Surprise! While certainly awash with cute rescue dogs and frisky pets, Dog Days focuses on human friendships and relationships, with animals playing an important but supporting role. (Parents should note premarital sex is implied, but not shown, in the PG film, and several characters casually use the Lord’s name.)
The story follows four sets of characters in and around LA, with dogs bringing people together, sparking friendships, and helping families adapt to new circumstances. TV news host Elizabeth (Nina Dobrev) has dumped her cheating boyfriend, and her dog seems to be grieving along with her. She visits a pet psychiatrist: The audience is never quite sure if she or her dog is the subject of the counselor’s questions and advice.

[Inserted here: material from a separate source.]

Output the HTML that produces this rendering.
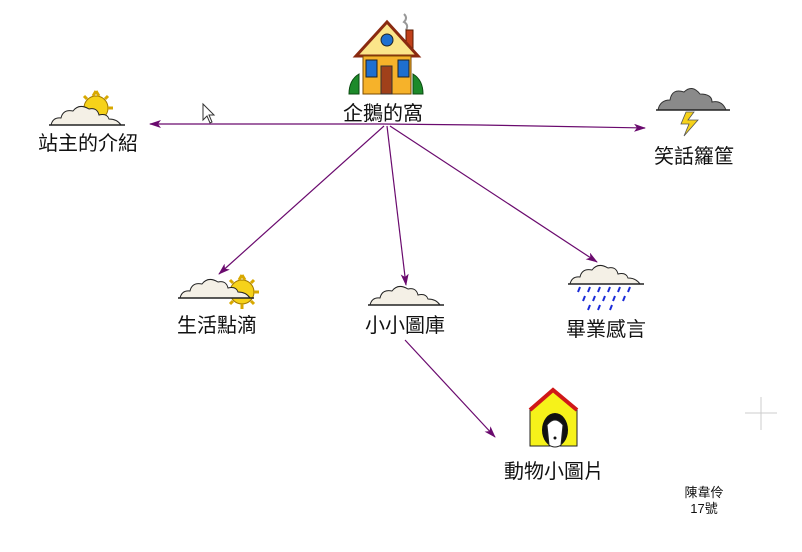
<!DOCTYPE html>
<html><head><meta charset="utf-8"><style>
html,body{margin:0;padding:0;background:#fff;}
svg{display:block;}
text{font-family:"Liberation Sans","Noto Sans CJK TC",sans-serif;fill:#111;}
</style></head><body>
<svg width="802" height="552" viewBox="0 0 802 552" xmlns="http://www.w3.org/2000/svg">
<defs>
<marker id="a" markerWidth="12" markerHeight="8" refX="11" refY="4" orient="auto" markerUnits="userSpaceOnUse">
<path d="M0,0 L12,4 L0,8 L3,4 Z" fill="#6a0a6e"/></marker>
<g id="cloud"><path d="M2,22 Q4,14 12,15 Q14,6 24,8 Q30,0 40,6 Q48,4 50,12 Q58,10 60,16 Q68,16 72,22 Z" fill="#f4f0e6" stroke="#222" stroke-width="1"/><line x1="0" y1="22" x2="76" y2="22" stroke="#222" stroke-width="1.5"/></g>
<g id="sun"><circle r="12" fill="#f6d21a" stroke="#a07800"/><path d="M0,-17 L3,-12 M0,-17 L-3,-12 M12,-12 L9,-9 M-12,-12 L-9,-9 M17,0 L12,0 M-17,0 L-12,0 M12,12 L9,9 M-12,12 L-9,9 M0,17 L0,12" stroke="#d8a800" stroke-width="3"/></g>
</defs>

<!-- connectors -->
<g stroke="#6a0a6e" stroke-width="1.2" fill="none">
<line x1="382" y1="124" x2="150" y2="124" marker-end="url(#a)"/>
<polyline points="382,124 480,125 645,128" marker-end="url(#a)"/>
<line x1="384" y1="126" x2="219" y2="274" marker-end="url(#a)"/>
<line x1="387" y1="126" x2="406" y2="285" marker-end="url(#a)"/>
<line x1="390" y1="126" x2="597" y2="262" marker-end="url(#a)"/>
<line x1="405" y1="340" x2="495" y2="437" marker-end="url(#a)"/>
</g>

<!-- cursor -->
<path d="M203,104 L203,120 L207,116 L210,123 L212,122 L209,115 L214,115 Z" fill="#fff" stroke="#333" stroke-width="1"/>

<!-- house -->
<g>
<path d="M404,14 q4,4 0,8 q5,3 2,8" fill="none" stroke="#999" stroke-width="2"/>
<rect x="406" y="30" width="7" height="20" fill="#c0401a" stroke="#5a1a00"/>
<polygon points="387,22 356,56 418,56" fill="#fbe58a" stroke="#8a2a10" stroke-width="3"/>
<circle cx="387" cy="40" r="6" fill="#1e6fd0" stroke="#222"/>
<rect x="363" y="56" width="48" height="38" fill="#f6b22a" stroke="#7a4a00"/>
<rect x="366" y="60" width="11" height="17" fill="#1e6fd0" stroke="#222"/>
<rect x="398" y="60" width="11" height="17" fill="#1e6fd0" stroke="#222"/>
<rect x="381" y="66" width="11" height="28" fill="#a0401a" stroke="#333"/>
<path d="M349,94 q0,-14 10,-20 l0,20 Z M423,94 q0,-14 -10,-20 l0,20 Z" fill="#1d8a2a" stroke="#0a4a10"/>
</g>
<text x="383" y="120" font-size="20" text-anchor="middle">企鵝的窩</text>

<!-- 站主的介紹 -->
<use href="#sun" x="96" y="108"/>
<use href="#cloud" x="49" y="103"/>
<text x="88" y="150" font-size="20" text-anchor="middle">站主的介紹</text>

<!-- 笑話籮筐 -->
<path d="M658,110 Q660,100 670,100 Q672,88 684,92 Q692,84 700,94 Q712,94 712,102 Q722,100 726,110 Z" fill="#8a8a8a" stroke="#333"/>
<line x1="656" y1="110" x2="730" y2="110" stroke="#222" stroke-width="1.5"/>
<polygon points="686,112 694,112 688,120 698,120 684,136 689,124 681,124" fill="#f6d21a" stroke="#555" stroke-width="0.8"/>
<text x="694" y="163" font-size="20" text-anchor="middle">笑話籮筐</text>

<!-- 生活點滴 -->
<use href="#sun" x="242" y="292"/>
<use href="#cloud" x="178" y="276"/>
<text x="217" y="332" font-size="20" text-anchor="middle">生活點滴</text>

<!-- 小小圖庫 -->
<use href="#cloud" x="368" y="283"/>
<text x="405" y="332" font-size="20" text-anchor="middle">小小圖庫</text>

<!-- 畢業感言 -->
<use href="#cloud" x="568" y="262"/>
<g stroke="#1a2ad8" stroke-width="2">
<path d="M580,287 l-2,5 M590,287 l-2,5 M600,287 l-2,5 M610,287 l-2,5 M620,287 l-2,5 M630,287 l-2,5 M585,296 l-2,5 M595,296 l-2,5 M605,296 l-2,5 M615,296 l-2,5 M625,296 l-2,5 M590,305 l-2,5 M600,305 l-2,5 M612,305 l-2,5"/>
</g>
<text x="606" y="336" font-size="20" text-anchor="middle">畢業感言</text>

<!-- doghouse -->
<polygon points="553,390 530,410 530,446 577,446 577,410" fill="#f6f21a" stroke="#222"/>
<polyline points="530,410 553,390 577,410" fill="none" stroke="#d01818" stroke-width="4"/>
<ellipse cx="555" cy="430" rx="13" ry="17" fill="#111"/>
<path d="M547,425 q8,-10 16,0 l-2,20 q-6,4 -12,0 Z" fill="#fff" stroke="#222"/>
<circle cx="555" cy="438" r="1.5" fill="#111"/>
<text x="554" y="478" font-size="20" text-anchor="middle">動物小圖片</text>

<!-- author -->
<text x="704" y="497" font-size="13" text-anchor="middle">陳韋伶</text>
<text x="704" y="513" font-size="13" text-anchor="middle">17號</text>

<!-- plus mark -->
<path d="M745,413 L777,413 M761,397 L761,430" stroke="#ccc" stroke-width="1"/>
</svg>
</body></html>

Tara, a barista (played by Vanessa Hudgens), thinks the handsome but slightly self-centered veterinarian across the road is her perfect match. But her work in a dog adoption center helps her meet the less confident but more caring director of the animal shelter. Which one will she choose?
A husband and wife are excited and nervous as they bring their adopted daughter home for the first time. A husky stray dog they bring home helps their daughter become more comfortable with her new life. But when they find the canine’s real master, will she be willing to give up her new friend?
Overgrown adolescent Dax has few responsibilities besides showing up to his musical gigs on time. Now his sister, pregnant with twins, needs him to dog-sit. Finally, an opportunity for him to do something for someone else.
Each of these scenarios could be cliché. And the script does stick to fairly safe ground, with few twists that the audience couldn’t predict. Yet, by focusing on human relationships rather than canine, Dog Days is an enjoyable, humorous, and at times, genuinely moving film.